Last week I made an official sell signal while pointing out that the top may not be in yet. Basically I am expecting sideways chop (up or down) into at least mid-May. Today I want to show why I am cautious on the short side. Given the sharp declines of last Aug and this Jan, the bears seemed to have focused on the volatility products as their hedging weapons of choice.
So to illustrate this I will show four volatility measures that I track: VXX $ volume (adj) as an intermediate term indicator, VXX/XIV short/long ETF measure as long term, VIX put/call as short term, and the SKEW as long term. Also, I have finished adding options for longer period EMAs as multiples of the original 5, 10 and 20 day periods, so will be trying those for illustration.
First the VXX $ volume (adjusted for S&P volume). This is probably the most reliable single indicator I use and currently the pattern more closely resembles the Feb 2015 period than the November 2015 period leading me to slightly favor an upward chop with a target of SPX 2100. The VXX buyers/bears need to get whacked a few times before giving up.
The following is a two year chart using 12, 25 and 50 day EMAs that shows no significant declines when readings are as neutral as they are today.
As a long term sentiment measure, the VXX/XIV ratio and typically shows extremes at the end of long term moves.
This is seen more clearly in the chart going back to 2013, the earliest reliable data. Here several cycle are evident. The pattern from mid-2013 almost looks like an inverted head and shoulder pattern with double left shoulders. It reminds me of what I would expect if Avi Gilbert's scenario came true where a correction in the SPX to the 1700's was followed by a several year rally to 2500.
The VIX P/C is mainly useful in identifying short term tops as low put/call ratios determined by large number of calls is often indicative of "smart money" hedging positions through buying of VIX calls. This measure is slightly negative and longer period in the same range would be similar to Nov-Dec of 2105.
The last volatility measure is the SKEW as measured by out of the money option premiums (mostly puts). I prefer to think of this as a "smart money" indicator where option premiums are set by the writers, but overall this does not show much short term timing effectiveness. Here the axes are reversed since high values are bearish. The high values from Sept to Dec 2015 did correctly forecast the Jan selloff.
Longer term shows the effectiveness of the SKEW in prior periods which makes the recent low readings somewhat worrisome from the bearish perspective. Current readings are similar to early 2015.
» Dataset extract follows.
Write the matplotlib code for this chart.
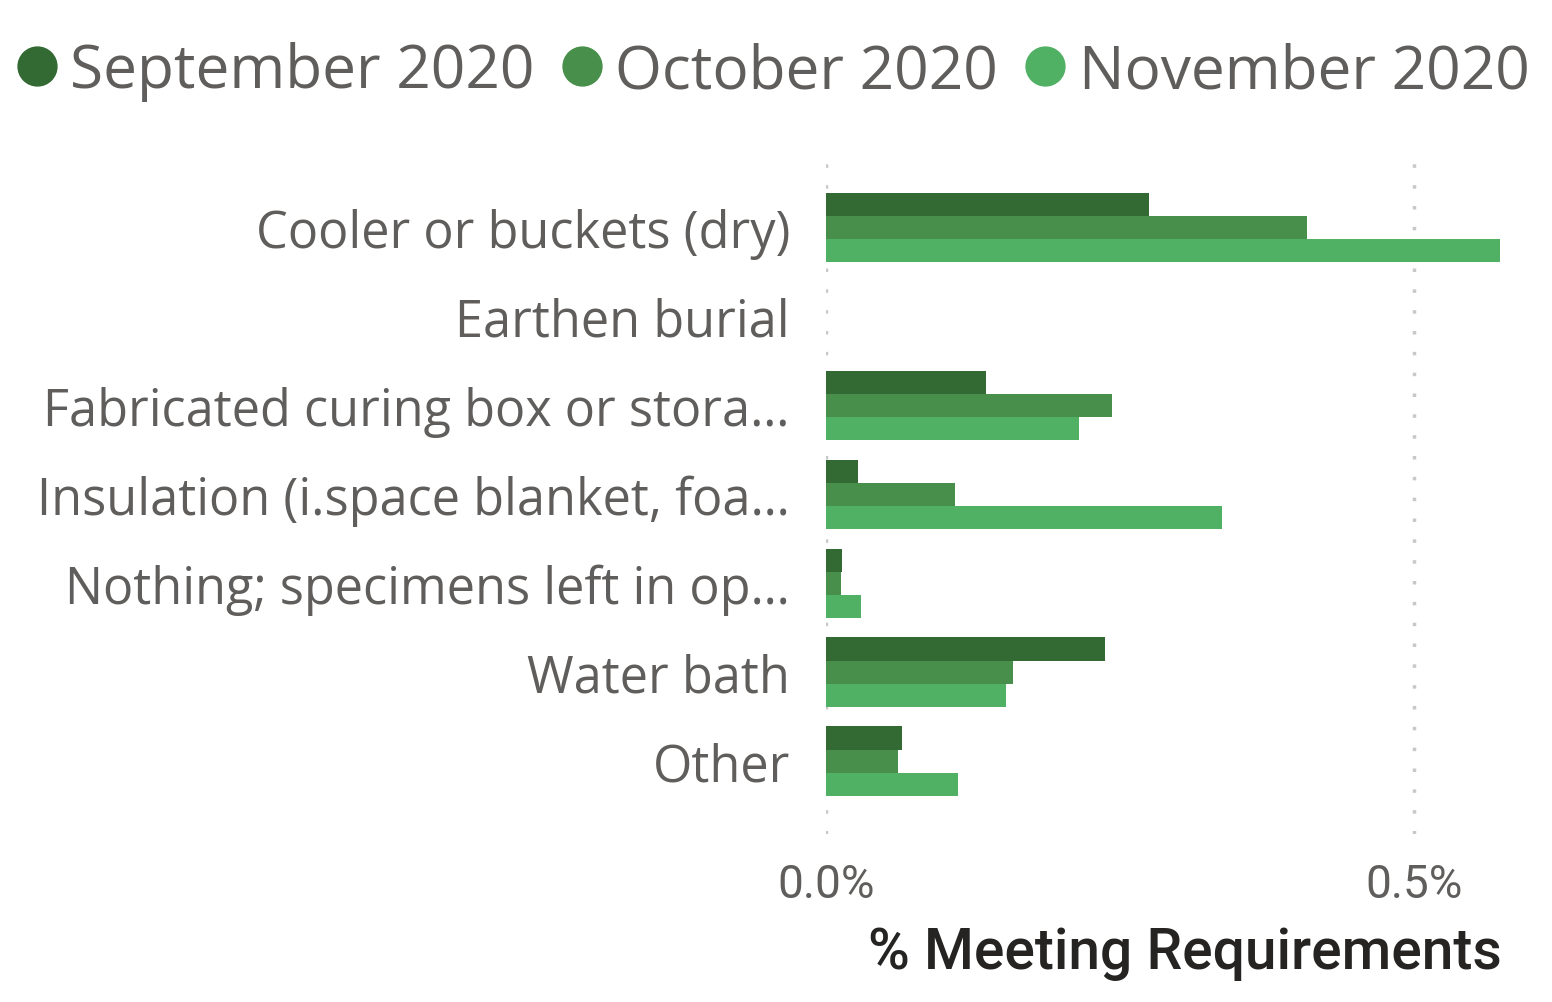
import numpy as np
import matplotlib.pyplot as plt
from matplotlib.lines import Line2D

# categories and values (% meeting requirements)
categories = ['Cooler or buckets (dry)', 'Earthen burial', 'Fabricated curing box or stora…',
              'Insulation (i.space blanket, foa…', 'Nothing; specimens left in op…',
              'Water bath', 'Other']
series_names = ['September 2020', 'October 2020', 'November 2020']
sep_vals = [0.275, 0.0, 0.136, 0.027, 0.014, 0.237, 0.065]
oct_vals = [0.409, 0.0, 0.243, 0.110, 0.013, 0.159, 0.061]
nov_vals = [0.573, 0.0, 0.215, 0.337, 0.030, 0.153, 0.112]
colors = ['#336933', '#478F4A', '#50B064']
xticks = [0.0, 0.5]
xticklabels = ['0.0%', '0.5%']

plt.rcParams['font.family'] = ['Open Sans', 'DejaVu Sans']

fig = plt.figure(figsize=(15.52, 10.03), dpi=100)
ax = fig.add_axes([826 / 1552, 1 - 835 / 1003, (1502 - 826) / 1552, (835 - 160) / 1003])

y = np.arange(len(categories))
h = 0.26
for i, vals in enumerate([sep_vals, oct_vals, nov_vals]):
    ax.barh(y + (i - 1) * h, vals, height=h, color=colors[i], zorder=2)

ax.set_xlim(0, 0.575)
ax.set_ylim(6.82, -0.77)
ax.set_yticks(y)
ax.set_yticklabels(categories, fontsize=36.4, color='#605E5C')
ax.tick_params(axis='y', length=0, pad=26)
ax.set_xticks(xticks)
ax.set_xticklabels(xticklabels, fontsize=33, color='#605E5C', family='Roboto')
ax.tick_params(axis='x', length=0, pad=20)
ax.grid(axis='x', color='#C8C8C8', linestyle=(0, (1, 5)), linewidth=2.5, zorder=0)
for s in ax.spines.values():
    s.set_visible(False)

ax.set_xlabel('% Meeting Requirements', fontsize=41, color='#252423', family='Roboto',
              fontweight='medium', loc='right', labelpad=14)

handles = [Line2D([], [], marker='o', linestyle='none', markersize=28, color=c) for c in colors]
fig.legend(handles, series_names, loc='upper left', bbox_to_anchor=(0.0045, 0.958), ncol=3,
           frameon=False, fontsize=43.5, labelcolor='#605E5C', handletextpad=0.05,
           columnspacing=0.28, handlelength=1.0, borderpad=0.0, borderaxespad=0.0)

fig.savefig('out.png', dpi=100, facecolor='white')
As a final chart, borrowed from another blogger, is an analog to 1957 which may be an alternative if the SPX retests its 2015 highs. Here we had a year long trading range followed by a very weak Jan, a rally to mid-year, then a 19% decline. As a final alternative, I give this one a probability of 20%, but with a breakout over SPX 2085, move to 40%.
Conclusion. For the indicator roundup this week the readings improved to -5, up from -8 last week, with one positive, 6 negative and nine neutral. Notably ETF P/C, NYMO, and SSO/SDS moved to neutral with SKEW moving to positive. Composite#1 moved to neutral as it includes SKEW. A rally for options expiration seems likely and oil may be strong with another OPEC production meeting next weekend. A move to SPX 2070-80 will likely provide a good shorting opportunity as OPEC news is likely to be sold. Probably the best opportunity for a 3-5% correction since late Feb, potential target roughly SPX 2000.